Alibaba researchers introduced SkillWeaver, a framework designed to solve one of the more persistent problems in enterprise AI agent deployment: routing complex, multi-step tasks to the correct tools from a library that can contain hundreds or thousands of options, according to VentureBeat reporting published July 2, 2026. The framework's headline result is a token-consumption reduction of more than 99% compared to the naive approach of exposing an agent to an entire tool library at once.
The underlying problem is straightforward but costly at scale: as enterprise agents integrate with massive tool ecosystems like the Model Context Protocol (MCP), accurately routing a query to the right tool becomes difficult, and simply feeding an LLM an entire tool library to let it figure out the right one is highly inefficient β it quickly overwhelms context limits and consumes hundreds of thousands of tokens per query. Most existing tool-use frameworks treat this as a single-skill selection problem, which breaks down for real-world business requests like "download the dataset, transform it, and create visual reports" that require sequencing multiple distinct tools into a cohesive plan.
SkillWeaver addresses this through three stages β Decompose, Retrieve, and Compose β plus a technique the researchers call Iterative Skill-Aware Decomposition (SAD). An LLM first breaks a complex query into a sequence of atomic sub-tasks; an embedding-based retriever then pulls a shortlist of the best-matching tools for each sub-task from the library; and a final planning stage checks for compatibility between tools and assembles an executable plan as a directed acyclic graph, allowing independent steps to run in parallel. SAD's feedback loop is the key innovation: rather than a one-shot decomposition, the LLM drafts an initial plan, runs a preliminary search, and then uses the retrieved (often more technically precise) tool names to rewrite its decomposition so its vocabulary matches what's actually available in the library.

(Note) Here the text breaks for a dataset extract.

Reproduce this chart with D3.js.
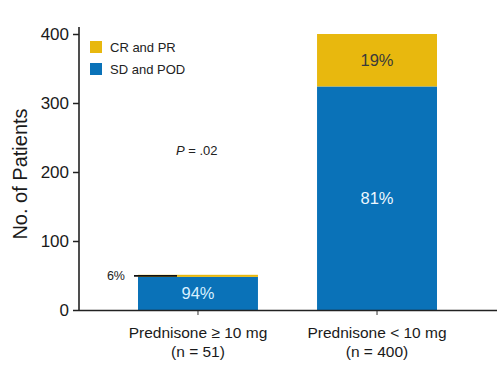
<!DOCTYPE html>
<html><head><meta charset="utf-8">
<script src="https://cdn.jsdelivr.net/npm/d3@7"></script>
<style>body{margin:0;background:#fff}text{font-family:"Liberation Sans",Arial,sans-serif}</style>
</head><body><svg id="c" width="502" height="366"></svg>
<script>
const categories = ["Prednisone ≥ 10 mg", "Prednisone < 10 mg"];
const nLabels = ["(n = 51)", "(n = 400)"];
const sdPod = [48, 324];
const crPr = [3, 76];
const sdPct = ["94%", "81%"];
const crPct = ["6%", "19%"];
const yTicks = [0, 100, 200, 300, 400];
const series = ["CR and PR", "SD and POD"];
const colors = {"CR and PR": "#E8B80E", "SD and POD": "#0A72B8"};

const svg = d3.select("#c");
const x0 = 79, x1 = 497, yb = 310, yt = 34;
const y = d3.scaleLinear().domain([0, 400]).range([yb, yt]);
const x = d3.scaleBand().domain(categories).range([138, 437]).paddingInner(0.33).paddingOuter(0);

// bars
const data = categories.map((c, i) => ({c, sd: sdPod[i], cr: crPr[i]}));
const g = svg.append("g");
g.selectAll("rect.sd").data(data).join("rect")
  .attr("x", d => x(d.c)).attr("width", x.bandwidth())
  .attr("y", d => y(d.sd)).attr("height", d => y(0) - y(d.sd))
  .attr("fill", colors["SD and POD"]);
g.selectAll("rect.cr").data(data).join("rect")
  .attr("x", d => x(d.c)).attr("width", x.bandwidth())
  .attr("y", d => y(d.sd + d.cr)).attr("height", d => y(d.sd) - y(d.sd + d.cr))
  .attr("fill", colors["CR and PR"]);

// y axis
const ya = svg.append("g").attr("transform", `translate(${x0},0)`)
  .call(d3.axisLeft(y).tickValues(yTicks).tickSize(6).tickSizeOuter(0).tickPadding(4));
ya.select(".domain").remove();
ya.selectAll("line").attr("stroke", "#222").attr("stroke-width", 1.5);
ya.selectAll("text").attr("font-size", 17).attr("fill", "#1a1a1a")
  .attr("font-family", "Liberation Sans, Arial, sans-serif");
svg.append("line").attr("x1", x0).attr("x2", x0).attr("y1", 27).attr("y2", yb + 1)
  .attr("stroke", "#222").attr("stroke-width", 1.6);

// x axis
const xa = svg.append("g").attr("transform", `translate(0,${yb})`)
  .call(d3.axisBottom(x).tickSize(5).tickSizeOuter(0).tickFormat(""));
xa.select(".domain").remove();
xa.selectAll("line").attr("stroke", "#555").attr("stroke-width", 1.2);
svg.append("line").attr("x1", x0).attr("x2", x1).attr("y1", yb + 0.5).attr("y2", yb + 0.5)
  .attr("stroke", "#222").attr("stroke-width", 1.6);

// category labels
categories.forEach((c, i) => {
  const cx = x(c) + x.bandwidth() / 2;
  svg.append("text").attr("x", cx).attr("y", 338).attr("text-anchor", "middle")
    .attr("font-size", 15.5).attr("fill", "#1a1a1a").text(c);
  svg.append("text").attr("x", cx).attr("y", 357).attr("text-anchor", "middle")
    .attr("font-size", 15.5).attr("fill", "#1a1a1a").text(nLabels[i]);
});

// y label
svg.append("text").attr("transform", `translate(27,${(yb + yt) / 2 + 2}) rotate(-90)`)
  .attr("text-anchor", "middle").attr("font-size", 20).attr("fill", "#1a1a1a").text("No. of Patients");

// percentage labels
const bw = x.bandwidth();
svg.append("text").attr("x", x(categories[0]) + bw / 2).attr("y", (y(sdPod[0]) + y(0)) / 2 + 6)
  .attr("text-anchor", "middle").attr("font-size", 16.5).attr("fill", "#d8f0ff").text(sdPct[0]);
svg.append("text").attr("x", x(categories[1]) + bw / 2).attr("y", (y(sdPod[1]) + y(0)) / 2 + 6)
  .attr("text-anchor", "middle").attr("font-size", 16.5).attr("fill", "#eef8ff").text(sdPct[1]);
svg.append("text").attr("x", x(categories[1]) + bw / 2).attr("y", (y(sdPod[1]) + y(sdPod[1] + crPr[1])) / 2 + 6)
  .attr("text-anchor", "middle").attr("font-size", 16.5).attr("fill", "#3a3a3a").text(crPct[1]);
// 6% callout
const yc = y(sdPod[0] + crPr[0] / 2);
svg.append("line").attr("x1", 134).attr("x2", x(categories[0]) + 39).attr("y1", yc).attr("y2", yc)
  .attr("stroke", "#111").attr("stroke-width", 1.6);
svg.append("text").attr("x", 125).attr("y", yc + 4).attr("text-anchor", "end")
  .attr("font-size", 12.5).attr("fill", "#222").text(crPct[0]);

// P value
const pt = svg.append("text").attr("x", 176).attr("y", 155).attr("font-size", 13).attr("fill", "#222");
pt.append("tspan").attr("font-style", "italic").text("P");
pt.append("tspan").text(" = .02");

// legend
series.forEach((s, i) => {
  svg.append("rect").attr("x", 90).attr("y", 41 + i * 22).attr("width", 12).attr("height", 12).attr("fill", colors[s]);
  svg.append("text").attr("x", 110).attr("y", 52 + i * 22).attr("font-size", 13).attr("fill", "#222").text(s);
});
</script></body></html>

βOn the hardest tasks requiring four to five distinct skills, SAD improved accuracy by 50%.β
To evaluate the approach, the researchers built a custom benchmark, CompSkillBench, consisting of 300 multi-step queries against a library of 2,209 real-world tools sourced from the public MCP ecosystem across 24 functional categories including cloud infrastructure, finance and databases. Using a lightweight 7-billion-parameter model (Qwen2.5-7B-Instruct) for decomposition, the SAD feedback loop lifted decomposition accuracy from 51.0% in a vanilla setup to 67.7%; with the larger Qwen-Max model, accuracy reached 92%. On the hardest tasks requiring four to five distinct skills, SAD improved accuracy by 50%.
One of the more counterintuitive findings: larger models can actually perform worse than smaller ones when unguided, because they tend to over-decompose tasks into unnecessarily granular steps β a 14-billion-parameter model's accuracy fell below the 7B model's in the vanilla setup, until SAD's retrieved tool hints anchored it back to the actual available tools. A brute-force baseline that stuffed all tool names directly into a large model's prompt only retrieved the correct tool category 21.1% of the time despite near-perfect task-breakdown capability, while a traditional ReAct-style agent loop achieved 0% decomposition accuracy on the benchmark, collapsing multi-step plans into isolated actions.
The practical token savings are the headline number for enterprise adoption: SkillWeaver's targeted retrieve-and-route approach reduced estimated context consumption from roughly 884,000 tokens down to about 1,160 tokens per query β a 99.9% reduction that translates directly into lower API costs and faster response times for any team running agents against large, real-world tool libraries. The researchers have not yet released source code, but shared prompt templates and relied on off-the-shelf, easily reproducible components (a MiniLM-based embedding retriever with a FAISS index), meaning other teams can realistically implement the approach themselves using standard orchestration libraries.
For founders and engineering teams building enterprise AI agents, SkillWeaver's core lesson is that task-decomposition granularity, not raw model size, is the actual bottleneck in tool-routing accuracy β a finding with direct cost implications for any company running agents against MCP-scale tool libraries. For investors in agent infrastructure and orchestration tooling, this is a reminder that meaningful efficiency gains in agentic AI are increasingly coming from smarter retrieval and planning architecture rather than simply waiting for cheaper, faster frontier models.
What to watch: whether Alibaba releases SkillWeaver's source code for broader adoption and benchmarking, how the approach performs on tool libraries larger than the 2,209 tested here, and whether other labs or enterprise AI vendors adopt similar skill-aware decomposition techniques as agentic tool libraries continue to grow in scale.